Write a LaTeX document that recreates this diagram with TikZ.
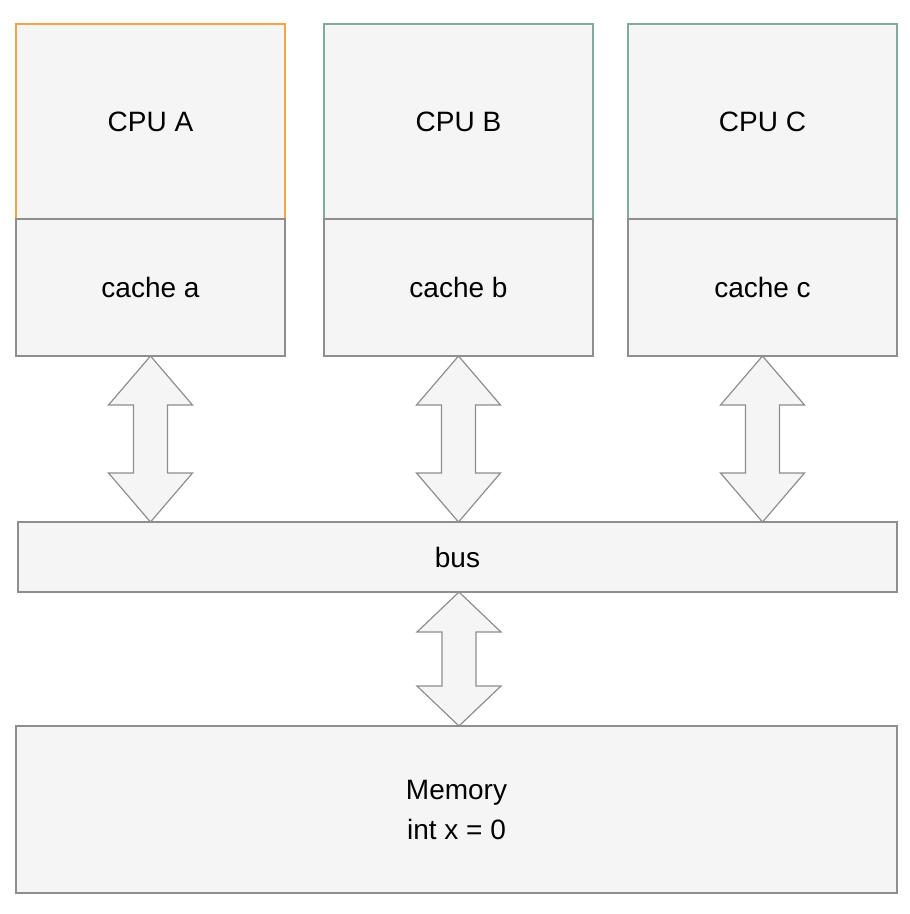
\documentclass[tikz,border=0pt]{standalone}
\usepackage{fontspec}
\setmainfont{Liberation Sans}
\usetikzlibrary{calc,positioning}
\definecolor{boxfill}{HTML}{F5F5F5}
\definecolor{boxline}{HTML}{8E8E8E}
\definecolor{cpuorange}{HTML}{F2A548}
\definecolor{cputeal}{HTML}{7EAD9C}

\tikzset{
  unit/.style={draw=boxline, fill=boxfill, line width=1.2pt, inner sep=0pt,
    outer sep=0pt, minimum width=269pt, font=\fontsize{28}{40}\selectfont, align=center},
  cpubox/.style={unit, minimum height=195pt},
  cachebox/.style={unit, minimum height=137pt},
  fatarrow/.style={draw=boxline, fill=boxfill, line width=1.2pt, line join=miter}
}

% double block arrow between two points: #1 top tip, #2 bottom tip, #3 head length
\newcommand{\fatarrow}[3]{%
  \draw[fatarrow] let \p1=#1, \p2=#2 in
    (\x1,\y1) -- (\x1+42pt,\y1-#3) -- (\x1+17pt,\y1-#3) -- (\x1+17pt,\y2+#3)
    -- (\x1+42pt,\y2+#3) -- (\x1,\y2) -- (\x1-42pt,\y2+#3) -- (\x1-17pt,\y2+#3)
    -- (\x1-17pt,\y1-#3) -- (\x1-42pt,\y1-#3) -- cycle;}

\begin{document}
\begin{tikzpicture}[x=1pt, y=-1pt]
    \useasboundingbox (0,0) rectangle (910,914);

    % CPUs and their caches
    \node[cpubox, draw=cpuorange, anchor=north west] (cpuA) at (16,24) {CPU A};
    \node[cachebox, below=0pt of cpuA] (cacheA) {cache a};
    \node[cpubox, draw=cputeal, anchor=north west] (cpuB) at (324,24) {CPU B};
    \node[cachebox, below=0pt of cpuB] (cacheB) {cache b};
    \node[cpubox, draw=cputeal, anchor=north west] (cpuC) at (628,24) {CPU C};
    \node[cachebox, below=0pt of cpuC] (cacheC) {cache c};

    % bus and memory
    \node[unit, anchor=north west, minimum width=879pt, minimum height=70pt] (bus) at (18,522) {bus};
    \node[unit, anchor=north west, minimum width=881pt, minimum height=167pt] (mem) at (16,726)
        {Memory\\int x = 0};

    % arrows
    \fatarrow{(cacheA.south)}{(cacheA.south |- bus.north)}{49pt}
    \fatarrow{(cacheB.south)}{(cacheB.south |- bus.north)}{49pt}
    \fatarrow{(cacheC.south)}{(cacheC.south |- bus.north)}{49pt}
    \fatarrow{($(bus.south)+(1.5,0)$)}{($(bus.south |- mem.north)+(1.5,0)$)}{40pt}
\end{tikzpicture}
\end{document}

The problem: Print the data above verbatim from the first line through the line holding "(0,0) rectangle (910,914);", leaving every picture out.

Response to this task:
Write a LaTeX document that recreates this diagram with TikZ.
\documentclass[tikz,border=0pt]{standalone}
\usepackage{fontspec}
\setmainfont{Liberation Sans}
\usetikzlibrary{calc,positioning}
\definecolor{boxfill}{HTML}{F5F5F5}
\definecolor{boxline}{HTML}{8E8E8E}
\definecolor{cpuorange}{HTML}{F2A548}
\definecolor{cputeal}{HTML}{7EAD9C}

\tikzset{
  unit/.style={draw=boxline, fill=boxfill, line width=1.2pt, inner sep=0pt,
    outer sep=0pt, minimum width=269pt, font=\fontsize{28}{40}\selectfont, align=center},
  cpubox/.style={unit, minimum height=195pt},
  cachebox/.style={unit, minimum height=137pt},
  fatarrow/.style={draw=boxline, fill=boxfill, line width=1.2pt, line join=miter}
}

% double block arrow between two points: #1 top tip, #2 bottom tip, #3 head length
\newcommand{\fatarrow}[3]{%
  \draw[fatarrow] let \p1=#1, \p2=#2 in
    (\x1,\y1) -- (\x1+42pt,\y1-#3) -- (\x1+17pt,\y1-#3) -- (\x1+17pt,\y2+#3)
    -- (\x1+42pt,\y2+#3) -- (\x1,\y2) -- (\x1-42pt,\y2+#3) -- (\x1-17pt,\y2+#3)
    -- (\x1-17pt,\y1-#3) -- (\x1-42pt,\y1-#3) -- cycle;}

\begin{document}
\begin{tikzpicture}[x=1pt, y=-1pt]
    \useasboundingbox (0,0) rectangle (910,914);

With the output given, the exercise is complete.